***** Data excerpt *****

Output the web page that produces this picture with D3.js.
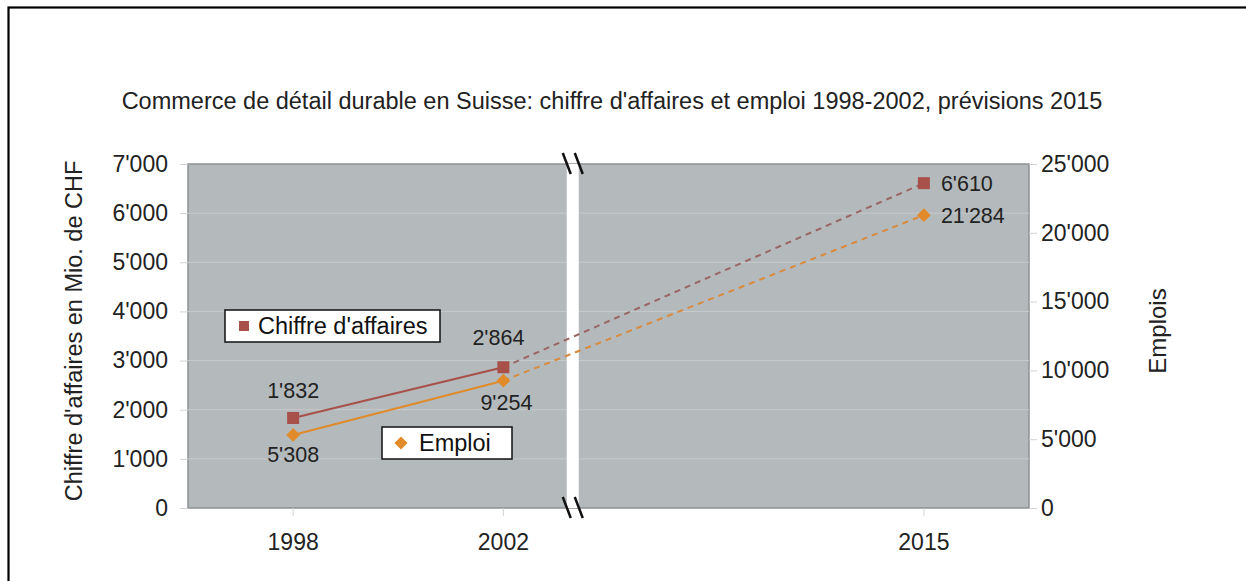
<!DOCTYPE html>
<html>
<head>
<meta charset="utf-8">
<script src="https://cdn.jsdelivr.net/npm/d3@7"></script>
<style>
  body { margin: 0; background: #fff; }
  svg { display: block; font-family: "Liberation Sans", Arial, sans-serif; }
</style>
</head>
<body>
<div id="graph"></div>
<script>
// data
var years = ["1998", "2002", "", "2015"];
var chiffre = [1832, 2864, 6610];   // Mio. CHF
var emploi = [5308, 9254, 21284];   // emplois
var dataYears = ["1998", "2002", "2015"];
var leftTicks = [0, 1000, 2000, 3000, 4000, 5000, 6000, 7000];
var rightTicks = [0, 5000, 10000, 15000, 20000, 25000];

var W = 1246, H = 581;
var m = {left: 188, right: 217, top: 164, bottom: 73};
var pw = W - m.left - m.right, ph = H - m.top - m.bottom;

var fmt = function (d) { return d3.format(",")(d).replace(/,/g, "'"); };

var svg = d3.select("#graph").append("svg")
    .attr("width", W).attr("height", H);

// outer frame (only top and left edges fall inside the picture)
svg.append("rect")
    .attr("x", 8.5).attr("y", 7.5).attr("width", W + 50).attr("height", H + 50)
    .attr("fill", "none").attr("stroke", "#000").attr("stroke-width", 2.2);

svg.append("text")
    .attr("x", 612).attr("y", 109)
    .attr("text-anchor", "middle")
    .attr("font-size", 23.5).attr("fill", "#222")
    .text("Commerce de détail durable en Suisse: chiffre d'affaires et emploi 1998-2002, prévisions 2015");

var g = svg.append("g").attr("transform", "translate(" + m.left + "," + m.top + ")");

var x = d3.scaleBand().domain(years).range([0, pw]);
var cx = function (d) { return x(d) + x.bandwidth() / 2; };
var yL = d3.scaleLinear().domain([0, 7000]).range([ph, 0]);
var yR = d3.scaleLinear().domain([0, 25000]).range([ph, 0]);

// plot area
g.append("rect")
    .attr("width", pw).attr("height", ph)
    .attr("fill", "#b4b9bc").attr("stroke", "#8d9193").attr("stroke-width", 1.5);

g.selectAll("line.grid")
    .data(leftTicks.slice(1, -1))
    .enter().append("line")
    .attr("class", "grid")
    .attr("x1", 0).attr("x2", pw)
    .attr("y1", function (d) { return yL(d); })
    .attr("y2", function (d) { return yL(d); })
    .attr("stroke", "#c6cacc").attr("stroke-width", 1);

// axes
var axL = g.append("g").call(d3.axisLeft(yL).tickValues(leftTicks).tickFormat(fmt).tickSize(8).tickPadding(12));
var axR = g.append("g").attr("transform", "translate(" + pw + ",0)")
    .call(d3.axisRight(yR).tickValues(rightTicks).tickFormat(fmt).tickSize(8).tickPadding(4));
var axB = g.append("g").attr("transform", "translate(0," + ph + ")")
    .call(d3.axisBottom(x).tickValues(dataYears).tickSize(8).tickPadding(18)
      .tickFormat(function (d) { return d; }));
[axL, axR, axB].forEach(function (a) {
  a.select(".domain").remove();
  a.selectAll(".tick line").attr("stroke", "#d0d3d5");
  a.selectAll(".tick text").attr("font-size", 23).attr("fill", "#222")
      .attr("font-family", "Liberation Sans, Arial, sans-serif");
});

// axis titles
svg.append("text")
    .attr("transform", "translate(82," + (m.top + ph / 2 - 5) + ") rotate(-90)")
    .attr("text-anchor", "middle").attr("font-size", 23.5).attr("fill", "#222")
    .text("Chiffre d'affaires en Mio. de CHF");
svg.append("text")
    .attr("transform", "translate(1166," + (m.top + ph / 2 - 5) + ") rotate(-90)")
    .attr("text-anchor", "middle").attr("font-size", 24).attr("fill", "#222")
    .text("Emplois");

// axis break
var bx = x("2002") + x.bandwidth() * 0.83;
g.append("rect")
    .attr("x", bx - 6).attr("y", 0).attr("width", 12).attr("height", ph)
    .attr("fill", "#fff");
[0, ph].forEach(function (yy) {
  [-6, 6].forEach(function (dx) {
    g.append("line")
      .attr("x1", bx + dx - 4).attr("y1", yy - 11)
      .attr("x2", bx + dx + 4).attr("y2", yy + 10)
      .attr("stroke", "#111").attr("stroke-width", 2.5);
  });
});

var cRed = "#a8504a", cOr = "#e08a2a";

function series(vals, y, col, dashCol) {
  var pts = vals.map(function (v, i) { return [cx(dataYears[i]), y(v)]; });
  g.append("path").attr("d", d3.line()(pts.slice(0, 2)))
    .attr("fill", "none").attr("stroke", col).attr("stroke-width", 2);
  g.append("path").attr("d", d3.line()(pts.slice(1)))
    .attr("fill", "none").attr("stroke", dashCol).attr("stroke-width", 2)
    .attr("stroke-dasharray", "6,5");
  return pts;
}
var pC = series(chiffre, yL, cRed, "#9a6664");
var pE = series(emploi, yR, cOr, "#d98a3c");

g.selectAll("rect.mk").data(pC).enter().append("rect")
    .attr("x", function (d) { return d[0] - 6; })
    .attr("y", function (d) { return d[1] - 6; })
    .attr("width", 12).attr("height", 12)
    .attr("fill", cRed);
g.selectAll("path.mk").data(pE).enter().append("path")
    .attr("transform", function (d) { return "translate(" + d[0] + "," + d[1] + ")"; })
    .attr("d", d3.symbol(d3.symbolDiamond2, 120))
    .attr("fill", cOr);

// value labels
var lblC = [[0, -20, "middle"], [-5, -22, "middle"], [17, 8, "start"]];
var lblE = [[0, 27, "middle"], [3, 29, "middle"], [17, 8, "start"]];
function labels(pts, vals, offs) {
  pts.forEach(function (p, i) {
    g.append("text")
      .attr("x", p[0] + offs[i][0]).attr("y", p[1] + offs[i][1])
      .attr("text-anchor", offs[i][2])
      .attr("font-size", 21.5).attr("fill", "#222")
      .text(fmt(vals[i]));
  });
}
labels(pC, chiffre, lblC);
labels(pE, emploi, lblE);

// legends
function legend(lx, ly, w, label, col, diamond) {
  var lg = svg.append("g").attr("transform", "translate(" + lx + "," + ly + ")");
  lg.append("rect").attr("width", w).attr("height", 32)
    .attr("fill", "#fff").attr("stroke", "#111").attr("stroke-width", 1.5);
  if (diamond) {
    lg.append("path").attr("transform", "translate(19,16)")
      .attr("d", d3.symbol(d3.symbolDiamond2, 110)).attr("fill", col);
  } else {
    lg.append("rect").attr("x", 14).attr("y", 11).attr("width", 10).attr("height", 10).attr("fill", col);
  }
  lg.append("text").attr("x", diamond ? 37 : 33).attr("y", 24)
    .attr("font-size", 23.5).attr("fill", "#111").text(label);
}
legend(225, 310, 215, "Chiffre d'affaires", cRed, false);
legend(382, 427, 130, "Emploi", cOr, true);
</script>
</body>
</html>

*****

== Given problem ==
Repeat verbatim all the material, but not the pictures.

== Full output ==
Output the web page that produces this picture with D3.js.
<!DOCTYPE html>
<html>
<head>
<meta charset="utf-8">
<script src="https://cdn.jsdelivr.net/npm/d3@7"></script>
<style>
  body { margin: 0; background: #fff; }
  svg { display: block; font-family: "Liberation Sans", Arial, sans-serif; }
</style>
</head>
<body>
<div id="graph"></div>
<script>
// data
var years = ["1998", "2002", "", "2015"];
var chiffre = [1832, 2864, 6610];   // Mio. CHF
var emploi = [5308, 9254, 21284];   // emplois
var dataYears = ["1998", "2002", "2015"];
var leftTicks = [0, 1000, 2000, 3000, 4000, 5000, 6000, 7000];
var rightTicks = [0, 5000, 10000, 15000, 20000, 25000];

var W = 1246, H = 581;
var m = {left: 188, right: 217, top: 164, bottom: 73};
var pw = W - m.left - m.right, ph = H - m.top - m.bottom;

var fmt = function (d) { return d3.format(",")(d).replace(/,/g, "'"); };

var svg = d3.select("#graph").append("svg")
    .attr("width", W).attr("height", H);

// outer frame (only top and left edges fall inside the picture)
svg.append("rect")
    .attr("x", 8.5).attr("y", 7.5).attr("width", W + 50).attr("height", H + 50)
    .attr("fill", "none").attr("stroke", "#000").attr("stroke-width", 2.2);

svg.append("text")
    .attr("x", 612).attr("y", 109)
    .attr("text-anchor", "middle")
    .attr("font-size", 23.5).attr("fill", "#222")
    .text("Commerce de détail durable en Suisse: chiffre d'affaires et emploi 1998-2002, prévisions 2015");

var g = svg.append("g").attr("transform", "translate(" + m.left + "," + m.top + ")");

var x = d3.scaleBand().domain(years).range([0, pw]);
var cx = function (d) { return x(d) + x.bandwidth() / 2; };
var yL = d3.scaleLinear().domain([0, 7000]).range([ph, 0]);
var yR = d3.scaleLinear().domain([0, 25000]).range([ph, 0]);

// plot area
g.append("rect")
    .attr("width", pw).attr("height", ph)
    .attr("fill", "#b4b9bc").attr("stroke", "#8d9193").attr("stroke-width", 1.5);

g.selectAll("line.grid")
    .data(leftTicks.slice(1, -1))
    .enter().append("line")
    .attr("class", "grid")
    .attr("x1", 0).attr("x2", pw)
    .attr("y1", function (d) { return yL(d); })
    .attr("y2", function (d) { return yL(d); })
    .attr("stroke", "#c6cacc").attr("stroke-width", 1);

// axes
var axL = g.append("g").call(d3.axisLeft(yL).tickValues(leftTicks).tickFormat(fmt).tickSize(8).tickPadding(12));
var axR = g.append("g").attr("transform", "translate(" + pw + ",0)")
    .call(d3.axisRight(yR).tickValues(rightTicks).tickFormat(fmt).tickSize(8).tickPadding(4));
var axB = g.append("g").attr("transform", "translate(0," + ph + ")")
    .call(d3.axisBottom(x).tickValues(dataYears).tickSize(8).tickPadding(18)
      .tickFormat(function (d) { return d; }));
[axL, axR, axB].forEach(function (a) {
  a.select(".domain").remove();
  a.selectAll(".tick line").attr("stroke", "#d0d3d5");
  a.selectAll(".tick text").attr("font-size", 23).attr("fill", "#222")
      .attr("font-family", "Liberation Sans, Arial, sans-serif");
});

// axis titles
svg.append("text")
    .attr("transform", "translate(82," + (m.top + ph / 2 - 5) + ") rotate(-90)")
    .attr("text-anchor", "middle").attr("font-size", 23.5).attr("fill", "#222")
    .text("Chiffre d'affaires en Mio. de CHF");
svg.append("text")
    .attr("transform", "translate(1166," + (m.top + ph / 2 - 5) + ") rotate(-90)")
    .attr("text-anchor", "middle").attr("font-size", 24).attr("fill", "#222")
    .text("Emplois");

// axis break
var bx = x("2002") + x.bandwidth() * 0.83;
g.append("rect")
    .attr("x", bx - 6).attr("y", 0).attr("width", 12).attr("height", ph)
    .attr("fill", "#fff");
[0, ph].forEach(function (yy) {
  [-6, 6].forEach(function (dx) {
    g.append("line")
      .attr("x1", bx + dx - 4).attr("y1", yy - 11)
      .attr("x2", bx + dx + 4).attr("y2", yy + 10)
      .attr("stroke", "#111").attr("stroke-width", 2.5);
  });
});

var cRed = "#a8504a", cOr = "#e08a2a";

function series(vals, y, col, dashCol) {
  var pts = vals.map(function (v, i) { return [cx(dataYears[i]), y(v)]; });
  g.append("path").attr("d", d3.line()(pts.slice(0, 2)))
    .attr("fill", "none").attr("stroke", col).attr("stroke-width", 2);
  g.append("path").attr("d", d3.line()(pts.slice(1)))
    .attr("fill", "none").attr("stroke", dashCol).attr("stroke-width", 2)
    .attr("stroke-dasharray", "6,5");
  return pts;
}
var pC = series(chiffre, yL, cRed, "#9a6664");
var pE = series(emploi, yR, cOr, "#d98a3c");

g.selectAll("rect.mk").data(pC).enter().append("rect")
    .attr("x", function (d) { return d[0] - 6; })
    .attr("y", function (d) { return d[1] - 6; })
    .attr("width", 12).attr("height", 12)
    .attr("fill", cRed);
g.selectAll("path.mk").data(pE).enter().append("path")
    .attr("transform", function (d) { return "translate(" + d[0] + "," + d[1] + ")"; })
    .attr("d", d3.symbol(d3.symbolDiamond2, 120))
    .attr("fill", cOr);

// value labels
var lblC = [[0, -20, "middle"], [-5, -22, "middle"], [17, 8, "start"]];
var lblE = [[0, 27, "middle"], [3, 29, "middle"], [17, 8, "start"]];
function labels(pts, vals, offs) {
  pts.forEach(function (p, i) {
    g.append("text")
      .attr("x", p[0] + offs[i][0]).attr("y", p[1] + offs[i][1])
      .attr("text-anchor", offs[i][2])
      .attr("font-size", 21.5).attr("fill", "#222")
      .text(fmt(vals[i]));
  });
}
labels(pC, chiffre, lblC);
labels(pE, emploi, lblE);

// legends
function legend(lx, ly, w, label, col, diamond) {
  var lg = svg.append("g").attr("transform", "translate(" + lx + "," + ly + ")");
  lg.append("rect").attr("width", w).attr("height", 32)
    .attr("fill", "#fff").attr("stroke", "#111").attr("stroke-width", 1.5);
  if (diamond) {
    lg.append("path").attr("transform", "translate(19,16)")
      .attr("d", d3.symbol(d3.symbolDiamond2, 110)).attr("fill", col);
  } else {
    lg.append("rect").attr("x", 14).attr("y", 11).attr("width", 10).attr("height", 10).attr("fill", col);
  }
  lg.append("text").attr("x", diamond ? 37 : 33).attr("y", 24)
    .attr("font-size", 23.5).attr("fill", "#111").text(label);
}
legend(225, 310, 215, "Chiffre d'affaires", cRed, false);
legend(382, 427, 130, "Emploi", cOr, true);
</script>
</body>
</html>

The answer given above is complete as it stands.